Give back the full listing, character for character, with no pictures.
════
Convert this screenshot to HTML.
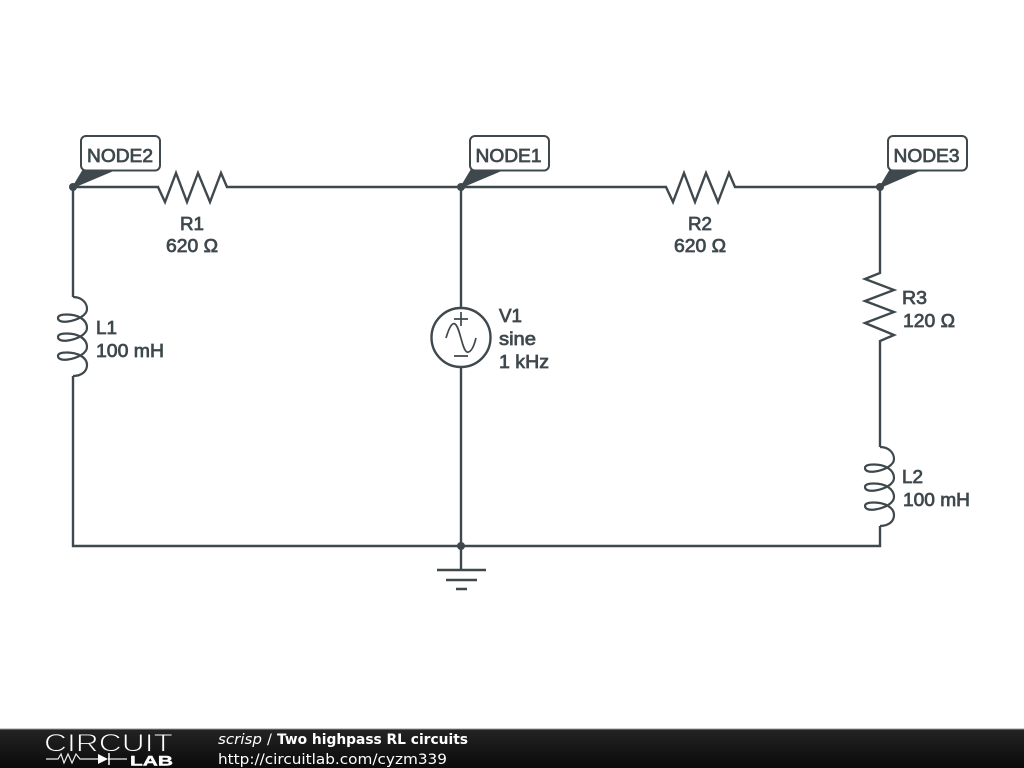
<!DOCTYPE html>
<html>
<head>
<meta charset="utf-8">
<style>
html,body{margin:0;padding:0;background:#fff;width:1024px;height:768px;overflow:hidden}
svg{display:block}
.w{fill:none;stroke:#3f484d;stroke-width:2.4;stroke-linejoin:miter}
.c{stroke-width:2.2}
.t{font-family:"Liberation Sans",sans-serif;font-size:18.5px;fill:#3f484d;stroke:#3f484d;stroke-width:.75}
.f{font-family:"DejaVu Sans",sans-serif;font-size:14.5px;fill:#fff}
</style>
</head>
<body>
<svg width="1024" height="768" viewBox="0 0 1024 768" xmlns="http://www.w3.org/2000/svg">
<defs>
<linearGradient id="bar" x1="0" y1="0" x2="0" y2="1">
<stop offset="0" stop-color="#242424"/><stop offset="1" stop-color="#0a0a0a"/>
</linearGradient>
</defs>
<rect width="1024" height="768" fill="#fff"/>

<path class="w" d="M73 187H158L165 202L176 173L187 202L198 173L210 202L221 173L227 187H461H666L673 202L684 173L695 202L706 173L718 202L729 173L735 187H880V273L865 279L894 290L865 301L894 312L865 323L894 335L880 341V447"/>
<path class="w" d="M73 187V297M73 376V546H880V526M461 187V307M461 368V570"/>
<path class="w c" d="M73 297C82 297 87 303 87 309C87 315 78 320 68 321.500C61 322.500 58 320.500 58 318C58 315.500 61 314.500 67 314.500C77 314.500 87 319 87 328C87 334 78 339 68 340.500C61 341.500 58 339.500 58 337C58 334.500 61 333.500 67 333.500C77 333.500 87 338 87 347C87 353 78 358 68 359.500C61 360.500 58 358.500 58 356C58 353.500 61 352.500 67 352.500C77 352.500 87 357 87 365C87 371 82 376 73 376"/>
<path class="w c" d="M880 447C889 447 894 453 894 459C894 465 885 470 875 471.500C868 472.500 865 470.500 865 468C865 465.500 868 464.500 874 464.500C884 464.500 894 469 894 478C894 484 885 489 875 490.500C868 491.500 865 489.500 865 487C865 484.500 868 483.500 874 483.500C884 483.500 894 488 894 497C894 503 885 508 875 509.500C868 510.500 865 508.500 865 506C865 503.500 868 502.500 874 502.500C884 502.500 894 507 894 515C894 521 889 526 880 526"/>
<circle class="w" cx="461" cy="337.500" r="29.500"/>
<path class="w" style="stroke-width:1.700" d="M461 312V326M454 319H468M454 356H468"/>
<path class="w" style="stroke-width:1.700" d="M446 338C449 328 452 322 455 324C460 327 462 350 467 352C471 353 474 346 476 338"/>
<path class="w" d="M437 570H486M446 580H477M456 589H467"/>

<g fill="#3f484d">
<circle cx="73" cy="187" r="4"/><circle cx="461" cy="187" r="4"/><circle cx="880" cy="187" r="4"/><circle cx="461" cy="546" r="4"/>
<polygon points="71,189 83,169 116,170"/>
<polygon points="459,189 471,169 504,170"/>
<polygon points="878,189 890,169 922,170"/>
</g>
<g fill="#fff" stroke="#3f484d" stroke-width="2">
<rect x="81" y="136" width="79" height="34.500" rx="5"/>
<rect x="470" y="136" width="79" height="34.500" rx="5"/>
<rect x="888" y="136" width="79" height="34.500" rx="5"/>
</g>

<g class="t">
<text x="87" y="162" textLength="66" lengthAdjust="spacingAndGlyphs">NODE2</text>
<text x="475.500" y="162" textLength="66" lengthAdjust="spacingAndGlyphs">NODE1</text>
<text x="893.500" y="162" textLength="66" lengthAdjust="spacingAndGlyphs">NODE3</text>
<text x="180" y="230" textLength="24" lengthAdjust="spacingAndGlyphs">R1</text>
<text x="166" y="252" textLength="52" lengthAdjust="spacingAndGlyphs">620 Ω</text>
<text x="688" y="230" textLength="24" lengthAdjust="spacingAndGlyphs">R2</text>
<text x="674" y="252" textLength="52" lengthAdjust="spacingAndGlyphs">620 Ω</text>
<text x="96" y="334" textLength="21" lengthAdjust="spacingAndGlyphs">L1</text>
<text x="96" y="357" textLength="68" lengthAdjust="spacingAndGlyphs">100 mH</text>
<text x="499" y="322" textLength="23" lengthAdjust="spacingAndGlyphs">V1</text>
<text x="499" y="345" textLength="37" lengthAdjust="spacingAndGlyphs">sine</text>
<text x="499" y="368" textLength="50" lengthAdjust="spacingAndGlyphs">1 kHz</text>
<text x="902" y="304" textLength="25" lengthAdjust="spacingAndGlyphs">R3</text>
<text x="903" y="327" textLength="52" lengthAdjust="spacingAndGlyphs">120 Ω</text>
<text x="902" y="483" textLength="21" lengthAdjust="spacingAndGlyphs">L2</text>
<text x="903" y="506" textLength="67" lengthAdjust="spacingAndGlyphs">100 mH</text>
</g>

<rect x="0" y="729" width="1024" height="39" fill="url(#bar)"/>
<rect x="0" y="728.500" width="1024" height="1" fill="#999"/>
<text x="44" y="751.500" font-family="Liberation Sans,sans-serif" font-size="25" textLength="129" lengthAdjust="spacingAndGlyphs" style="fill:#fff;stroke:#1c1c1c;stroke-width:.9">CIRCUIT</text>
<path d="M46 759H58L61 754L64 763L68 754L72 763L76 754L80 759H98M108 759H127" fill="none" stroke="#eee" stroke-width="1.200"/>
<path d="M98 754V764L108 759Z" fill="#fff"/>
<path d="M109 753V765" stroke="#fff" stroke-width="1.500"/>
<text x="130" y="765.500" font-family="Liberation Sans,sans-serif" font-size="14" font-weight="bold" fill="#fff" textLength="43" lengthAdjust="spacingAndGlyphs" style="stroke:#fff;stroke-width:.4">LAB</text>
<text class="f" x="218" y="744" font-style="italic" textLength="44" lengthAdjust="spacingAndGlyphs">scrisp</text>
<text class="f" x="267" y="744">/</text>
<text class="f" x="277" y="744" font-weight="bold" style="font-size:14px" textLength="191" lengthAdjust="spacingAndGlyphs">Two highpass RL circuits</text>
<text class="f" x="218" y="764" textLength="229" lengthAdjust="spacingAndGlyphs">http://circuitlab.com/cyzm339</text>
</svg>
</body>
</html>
════
» **Solution below**:
Convert this screenshot to HTML.
<!DOCTYPE html>
<html>
<head>
<meta charset="utf-8">
<style>
html,body{margin:0;padding:0;background:#fff;width:1024px;height:768px;overflow:hidden}
svg{display:block}
.w{fill:none;stroke:#3f484d;stroke-width:2.4;stroke-linejoin:miter}
.c{stroke-width:2.2}
.t{font-family:"Liberation Sans",sans-serif;font-size:18.5px;fill:#3f484d;stroke:#3f484d;stroke-width:.75}
.f{font-family:"DejaVu Sans",sans-serif;font-size:14.5px;fill:#fff}
</style>
</head>
<body>
<svg width="1024" height="768" viewBox="0 0 1024 768" xmlns="http://www.w3.org/2000/svg">
<defs>
<linearGradient id="bar" x1="0" y1="0" x2="0" y2="1">
<stop offset="0" stop-color="#242424"/><stop offset="1" stop-color="#0a0a0a"/>
</linearGradient>
</defs>
<rect width="1024" height="768" fill="#fff"/>

<path class="w" d="M73 187H158L165 202L176 173L187 202L198 173L210 202L221 173L227 187H461H666L673 202L684 173L695 202L706 173L718 202L729 173L735 187H880V273L865 279L894 290L865 301L894 312L865 323L894 335L880 341V447"/>
<path class="w" d="M73 187V297M73 376V546H880V526M461 187V307M461 368V570"/>
<path class="w c" d="M73 297C82 297 87 303 87 309C87 315 78 320 68 321.500C61 322.500 58 320.500 58 318C58 315.500 61 314.500 67 314.500C77 314.500 87 319 87 328C87 334 78 339 68 340.500C61 341.500 58 339.500 58 337C58 334.500 61 333.500 67 333.500C77 333.500 87 338 87 347C87 353 78 358 68 359.500C61 360.500 58 358.500 58 356C58 353.500 61 352.500 67 352.500C77 352.500 87 357 87 365C87 371 82 376 73 376"/>
<path class="w c" d="M880 447C889 447 894 453 894 459C894 465 885 470 875 471.500C868 472.500 865 470.500 865 468C865 465.500 868 464.500 874 464.500C884 464.500 894 469 894 478C894 484 885 489 875 490.500C868 491.500 865 489.500 865 487C865 484.500 868 483.500 874 483.500C884 483.500 894 488 894 497C894 503 885 508 875 509.500C868 510.500 865 508.500 865 506C865 503.500 868 502.500 874 502.500C884 502.500 894 507 894 515C894 521 889 526 880 526"/>
<circle class="w" cx="461" cy="337.500" r="29.500"/>
<path class="w" style="stroke-width:1.700" d="M461 312V326M454 319H468M454 356H468"/>
<path class="w" style="stroke-width:1.700" d="M446 338C449 328 452 322 455 324C460 327 462 350 467 352C471 353 474 346 476 338"/>
<path class="w" d="M437 570H486M446 580H477M456 589H467"/>

<g fill="#3f484d">
<circle cx="73" cy="187" r="4"/><circle cx="461" cy="187" r="4"/><circle cx="880" cy="187" r="4"/><circle cx="461" cy="546" r="4"/>
<polygon points="71,189 83,169 116,170"/>
<polygon points="459,189 471,169 504,170"/>
<polygon points="878,189 890,169 922,170"/>
</g>
<g fill="#fff" stroke="#3f484d" stroke-width="2">
<rect x="81" y="136" width="79" height="34.500" rx="5"/>
<rect x="470" y="136" width="79" height="34.500" rx="5"/>
<rect x="888" y="136" width="79" height="34.500" rx="5"/>
</g>

<g class="t">
<text x="87" y="162" textLength="66" lengthAdjust="spacingAndGlyphs">NODE2</text>
<text x="475.500" y="162" textLength="66" lengthAdjust="spacingAndGlyphs">NODE1</text>
<text x="893.500" y="162" textLength="66" lengthAdjust="spacingAndGlyphs">NODE3</text>
<text x="180" y="230" textLength="24" lengthAdjust="spacingAndGlyphs">R1</text>
<text x="166" y="252" textLength="52" lengthAdjust="spacingAndGlyphs">620 Ω</text>
<text x="688" y="230" textLength="24" lengthAdjust="spacingAndGlyphs">R2</text>
<text x="674" y="252" textLength="52" lengthAdjust="spacingAndGlyphs">620 Ω</text>
<text x="96" y="334" textLength="21" lengthAdjust="spacingAndGlyphs">L1</text>
<text x="96" y="357" textLength="68" lengthAdjust="spacingAndGlyphs">100 mH</text>
<text x="499" y="322" textLength="23" lengthAdjust="spacingAndGlyphs">V1</text>
<text x="499" y="345" textLength="37" lengthAdjust="spacingAndGlyphs">sine</text>
<text x="499" y="368" textLength="50" lengthAdjust="spacingAndGlyphs">1 kHz</text>
<text x="902" y="304" textLength="25" lengthAdjust="spacingAndGlyphs">R3</text>
<text x="903" y="327" textLength="52" lengthAdjust="spacingAndGlyphs">120 Ω</text>
<text x="902" y="483" textLength="21" lengthAdjust="spacingAndGlyphs">L2</text>
<text x="903" y="506" textLength="67" lengthAdjust="spacingAndGlyphs">100 mH</text>
</g>

<rect x="0" y="729" width="1024" height="39" fill="url(#bar)"/>
<rect x="0" y="728.500" width="1024" height="1" fill="#999"/>
<text x="44" y="751.500" font-family="Liberation Sans,sans-serif" font-size="25" textLength="129" lengthAdjust="spacingAndGlyphs" style="fill:#fff;stroke:#1c1c1c;stroke-width:.9">CIRCUIT</text>
<path d="M46 759H58L61 754L64 763L68 754L72 763L76 754L80 759H98M108 759H127" fill="none" stroke="#eee" stroke-width="1.200"/>
<path d="M98 754V764L108 759Z" fill="#fff"/>
<path d="M109 753V765" stroke="#fff" stroke-width="1.500"/>
<text x="130" y="765.500" font-family="Liberation Sans,sans-serif" font-size="14" font-weight="bold" fill="#fff" textLength="43" lengthAdjust="spacingAndGlyphs" style="stroke:#fff;stroke-width:.4">LAB</text>
<text class="f" x="218" y="744" font-style="italic" textLength="44" lengthAdjust="spacingAndGlyphs">scrisp</text>
<text class="f" x="267" y="744">/</text>
<text class="f" x="277" y="744" font-weight="bold" style="font-size:14px" textLength="191" lengthAdjust="spacingAndGlyphs">Two highpass RL circuits</text>
<text class="f" x="218" y="764" textLength="229" lengthAdjust="spacingAndGlyphs">http://circuitlab.com/cyzm339</text>
</svg>
</body>
</html>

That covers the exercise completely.